Khusus untuk Prabowo, meski namanya masih di urutan teratas survei, pandemi Covid-19 justru menggerus tingkat popularitas ketua umum Gerindra itu. Popularitas Ketua Umum Gerindra itu berada di angka 14,1 persen.
Padahal, dalam survei yang digelar IPI pada Februari 2020 sebelum isu Covid-19, popularitas Prabowo 22,2 persen. Kendati demikian, popularitas Prabowo masih yang tertinggi dibanding 14 nama lain.
Penururunan juga terjadi pada Sandiaga Uno dari 9,5 menjadi 6 persen. Lalu, AHY juga menurun dari 6,5 menjadi 4,8 persen. Kemudian, Gatot dari 2,2 persen menjadi 1,7 persen.
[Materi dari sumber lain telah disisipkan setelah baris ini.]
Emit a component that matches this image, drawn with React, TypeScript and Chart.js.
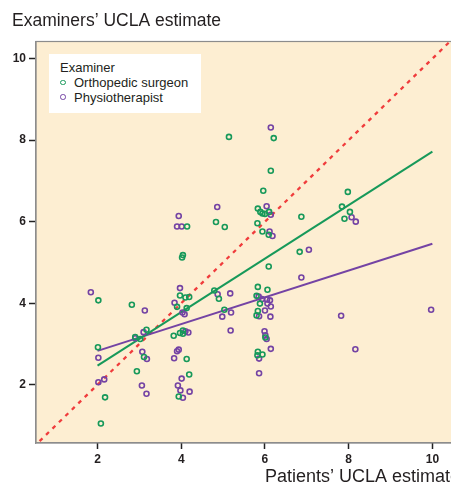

"Yang membedakan elektabilitas Pak Prabowo dengan nama-nama lain karena kehilangan atau kekurangan panggung dalam isu Covid-19," ujar Burhanuddin.
Burhanuddin menjelaskan, visibility atau ketampakan Prabowo di depan publik kalah dibanding kepala daerah yang memiliki kebijakan strategis langsung dalam menangani Covid-19. Penyebab yang sama ini pula yang membuat popularitas AHY, Sandiaga, dan Gatot juga turun.
"Karena mereka memang tidak terlalu punya posisi publik untuk berbicara masalah Covid-19. Pak Prabowo memang menteri pertahanan, tapi itu bukan tupoksi Prabowo langsung untuk bicara Covid-19," kata Burhanuddin.
Gubernur Jawa Barat (Jabar) M Ridwan Kamil mengapresiasi hasil survei terhadap dirinya yang menyatakan elektabilitasnya naik di tengah pandemi Covid-19. Dalam survei IPI, Emil adalah kepala daerah yang mengalami kenaikan popularitas dan elektabilitas tertinggi pada saat pandemi Covid-19.
"Jadi, bekerja itu jangan cari pujian. Tujuan atau niatnya bekerja itu jangan berharap ada ada apresiasi. Yang penting kita ini bekerja karena kebutuhan," kata Emil sapaan akrab Ridwan Kamil.
"Hal itulah mengapa Gugus Tugas Jawa Barat selalu pakai ilmu selalu nanya dulu ke ilmuwan, ahli ekonomi, ilmuwan kesehatan, dalam ngitung zona kuning ke zona biru," kata Emil menambahkan.
Emil mengatakan, jika hasil survei menggembirakan, itu berarti hasil tidak membohongi proses. Jika apresiasi terhadap kinerjanya dihubungkan dengan politik, menurut Emil, dirinya tidak bisa menghindari. "Mudah-mudahan itu adalah sebuah hal yang faktual," kata dia.
Bagi Emil, elektabilitas adalah sebuah hal yang bersifat naik-turun dan bukanlah sebuah tujuan karena pihaknya kini hanya konsentrasi menyelamatkan 50 juta warga Jawa Barat dari wabah ini. Pandemi Covid-19 ternyata tidak hanya memengaruhi kehidupan masyarakat secara langsung, baik di bidang kesehatan maupun ekonomi. Ternyata wabah ini mengubah pandangan masyarakat di bidang politik.